I have read where people are having problems with the Intel(R) Matrix Storage Manager version we've been running, but we don't get the BSoD, nor any other problems seemingly associated with this 8.9.0.1023 version; and again - since it's been running fine all these years - it's hard to believe that this intermittan problem is showing up - not on just one system but two of them so far. Any suggestions are always welcomed. I'm about to replace all of the drives...
 

festerovic

Distinguished
I'm no RAID genius, but I want to see the answer if/when someone else chimes in.

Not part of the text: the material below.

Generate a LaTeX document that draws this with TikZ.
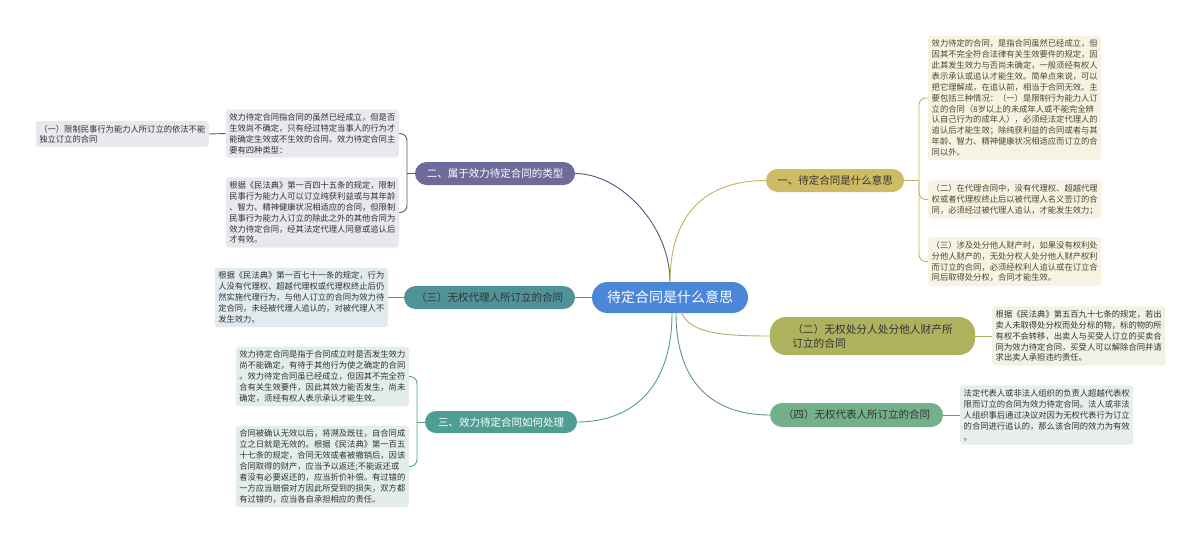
\documentclass[tikz,border=0pt]{standalone}
\usepackage{fontspec}
\setmainfont{Noto Sans CJK SC}
\definecolor{cblue}{HTML}{4A87D9}
\definecolor{cgold}{HTML}{CFBA66}
\definecolor{cgoldl}{HTML}{C6B15A}
\definecolor{cgoldf}{HTML}{F6F3E3}
\definecolor{cpur}{HTML}{6E6B9B}
\definecolor{cpurl}{HTML}{57557F}
\definecolor{cpurf}{HTML}{E8E8EF}
\definecolor{cteal}{HTML}{4F9399}
\definecolor{ctealf}{HTML}{E1EAEE}
\definecolor{cteag}{HTML}{4F9E93}
\definecolor{cteagf}{HTML}{E3EEEB}
\definecolor{coli}{HTML}{AEB25E}
\definecolor{colif}{HTML}{F2F2E4}
\definecolor{cgrn}{HTML}{74B08B}
\definecolor{cgrnf}{HTML}{E6EFEA}
\definecolor{ctxt}{HTML}{333333}
\definecolor{cgtxt}{HTML}{4E4632}
\begin{document}
\begin{tikzpicture}[x=1pt,y=-1pt,
  leaf/.style={rounded corners=3pt, inner xsep=3.5pt, inner ysep=4pt, text width=166pt, align=left, text=ctxt, font=\fontsize{8.3}{10.9}\selectfont},
  branch/.style={inner sep=0pt, font=\fontsize{10.5}{13}\selectfont, align=center},
  conn/.style={line width=0.9pt},
  brk/.style={line width=0.9pt, rounded corners=7pt}]
\useasboundingbox (0,0) rectangle (1200,544);

% center
\node[fill=cblue, rounded corners=15.5pt, minimum width=156pt, minimum height=31pt, inner sep=0pt, text=white, font=\fontsize{14}{16}\selectfont] (c) at (670,297.5) {待定合同是什么意思};

% branches
\node[branch, fill=cgold, rounded corners=11.5pt, minimum width=138pt, minimum height=23pt, text=ctxt] (b1) at (835,180.5) {一、待定合同是什么意思};
\node[branch, fill=cpur, rounded corners=11.5pt, minimum width=160pt, minimum height=23pt, text=white] (b2) at (495,173.5) {二、属于效力待定合同的类型};
\node[branch, fill=cteal, rounded corners=11.5pt, minimum width=171pt, minimum height=23pt, text=ctxt] (b3) at (489.5,297.5) {（三）无权代理人所订立的合同};
\node[branch, fill=cteag, rounded corners=11pt, minimum width=152pt, minimum height=22pt, text=white] (b4) at (501,422) {三、效力待定合同如何处理};
\node[branch, fill=coli, rounded corners=16pt, minimum width=205pt, minimum height=38pt, text=ctxt, align=left, font=\fontsize{10.7}{14}\selectfont] (b5) at (872.5,336) {（二）无权处分人处分他人财产所\\订立的合同\hspace*{96pt}};
\node[branch, fill=cgrn, rounded corners=12pt, minimum width=173pt, minimum height=24pt, text=ctxt] (b6) at (856.5,415) {（四）无权代表人所订立的合同};

% leaves right
\node[leaf, fill=cgoldf, text=cgtxt, anchor=west] (r1) at (928,98) {效力待定的合同，是指合同虽然已经成立，但\\因其不完全符合法律有关生效要件的规定，因\\此其发生效力与否尚未确定，一般须经有权人\\表示承认或追认才能生效。简单点来说，可以\\把它理解成，在追认前，相当于合同无效。主\\要包括三种情况：（一）是限制行为能力人订\\立的合同（8岁以上的未成年人或不能完全辨\\认自己行为的成年人），必须经法定代理人的\\追认后才能生效；除纯获利益的合同或者与其\\年龄、智力、精神健康状况相适应而订立的合\\同以外。};
\node[leaf, fill=cgoldf, text=cgtxt, anchor=west] (r2) at (928,199.5) {（二）在代理合同中，没有代理权、超越代理\\权或者代理权终止后以被代理人名义签订的合\\同，必须经过被代理人追认，才能发生效力；};
\node[leaf, fill=cgoldf, text=cgtxt, anchor=west] (r3) at (928,261.5) {（三）涉及处分他人财产时，如果没有权利处\\分他人财产的，无处分权人处分他人财产权利\\而订立的合同，必须经权利人追认或在订立合\\同后取得处分权，合同才能生效。};
\node[leaf, fill=colif, anchor=west] (r4) at (992,336) {根据《民法典》第五百九十七条的规定，若出\\卖人未取得处分权而处分标的物，标的物的所\\有权不会转移，出卖人与买受人订立的买卖合\\同为效力待定合同，买受人可以解除合同并请\\求出卖人承担违约责任。};
\node[leaf, fill=cgrnf, anchor=west] (r5) at (960,415) {法定代表人或非法人组织的负责人超越代表权\\限而订立的合同为效力待定合同。法人或非法\\人组织事后通过决议对因为无权代表行为订立\\的合同进行追认的，那么该合同的效力为有效\\。};

% leaves left
\node[leaf, fill=cpurf, anchor=east] (la) at (399,133.5) {效力待定合同指合同的虽然已经成立，但是否\\生效尚不确定，只有经过特定当事人的行为才\\能确定生效或不生效的合同。效力待定合同主\\要有四种类型：};
\node[leaf, fill=cpurf, anchor=east] (lb) at (399,212.5) {根据《民法典》第一百四十五条的规定，限制\\民事行为能力人可以订立纯获利益或与其年龄\\、智力、精神健康状况相适应的合同，但限制\\民事行为能力人订立的除此之外的其他合同为\\效力待定合同，经其法定代理人同意或追认后\\才有效。};
\node[leaf, fill=cpurf, anchor=east, font=\fontsize{8.3}{10}\selectfont] (lf) at (209,134) {（一）限制民事行为能力人所订立的依法不能\\独立订立的合同};
\node[leaf, fill=ctealf, anchor=east] (l3) at (388,297.5) {根据《民法典》第一百七十一条的规定，行为\\人没有代理权、超越代理权或代理权终止后仍\\然实施代理行为，与他人订立的合同为效力待\\定合同，未经被代理人追认的，对被代理人不\\发生效力。};
\node[leaf, fill=cteagf, anchor=east] (ta) at (409,376.5) {效力待定合同是指于合同成立时是否发生效力\\尚不能确定，有待于其他行为使之确定的合同\\。效力待定合同虽已经成立，但因其不完全符\\合有关生效要件，因此其效力能否发生，尚未\\确定，须经有权人表示承认才能生效。};
\node[leaf, fill=cteagf, anchor=east] (tb) at (409,466.5) {合同被确认无效以后，将溯及既往，自合同成\\立之日就是无效的。根据《民法典》第一百五\\十七条的规定，合同无效或者被撤销后，因该\\合同取得的财产，应当予以返还;不能返还或\\者没有必要返还的，应当折价补偿。有过错的\\一方应当赔偿对方因此所受到的损失，双方都\\有过错的，应当各自承担相应的责任。};

% coordinates for brackets
\coordinate (k1) at (919,180.5);
\coordinate (k2) at (407,173.5);
\coordinate (k4) at (417,422);
\coordinate (ct) at (670,282);
\coordinate (cb1) at (672,313);
\coordinate (cb2) at (676,313);
\coordinate (cb3) at (681,312);

% center connectors
\draw[conn, cpurl] (ct) .. controls (670,225) and (620,173.5) .. (b2.east);
\draw[conn, cgoldl] (ct) .. controls (670,220) and (700,180.5) .. (b1.west);
\draw[conn, cteal] (c.west) -- (b3.east);
\draw[conn, cteag] (cb1) .. controls (672,390) and (630,422) .. (b4.east);
\draw[conn, cgrn!85!black] (cb2) .. controls (676,385) and (715,415) .. (b6.west);
\draw[conn, coli] (cb3) .. controls (690,333) and (720,336) .. (b5.west);

% branch to leaves
\draw[conn, cgoldl] (b1.east) -- (k1);
\draw[brk, cgoldl] (k1) |- (r1.west);
\draw[brk, cgoldl] (k1) |- (r2.west);
\draw[brk, cgoldl] (k1) |- (r3.west);
\draw[conn, cpurl] (b2.west) -- (k2);
\draw[brk, cpurl] (k2) |- (la.east);
\draw[brk, cpurl] (k2) |- (lb.east);
\draw[conn, cpurl] (la.west) -- (lf.east);
\draw[conn, cteal] (b3.west) -- (l3.east);
\draw[conn, cteag] (b4.west) -- (k4);
\draw[brk, cteag] (k4) |- (ta.east);
\draw[brk, cteag] (k4) |- (tb.east);
\draw[conn, coli] (b5.east) -- (r4.west);
\draw[conn, cgrn!85!black] (b6.east) -- (r5.west);
\end{tikzpicture}
\end{document}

That said, I have had similar problems with 4 disk array using the ICH for RAID0. My problem was the chipset getting too hot. The part that does the RAID'ing (southbridge?) typically didn't have the best cooling on most of the socket 775 boards (which I think yours is as well). My RAID would bite it if and when the chip overheated, causing me to lose data (its raid0 so i expected it). On a completely different system, I had the same issue as what you've described, and it could be resolved each time by restarting the system. Pretty much every time I booted, the array was missing. Someone mentioned to me to change the HDD delay that the mobo waits from 0 to something over 3 seconds. This worked for me on that system.

 

WaltsWorker

Honorable
Oct 9, 2013
11
0
10,520


Thanks everyone! I'll have to check the power supply and everything else. But since it's been working fine as it is I doubt a few of the 'normal' things that may cause this. The original power supply had to be swapped since it could barely run lol Thanks again! I'll let ya'll know what if anything I find.
 

WaltsWorker

Honorable
Oct 9, 2013
11
0
10,520
Having to do so much with so little time - I found the answer the next day... I found the cables connecting to the mother board going bad and they where 'loose' in that you could blow on them and they would move. After re-securing them it's worked out fine.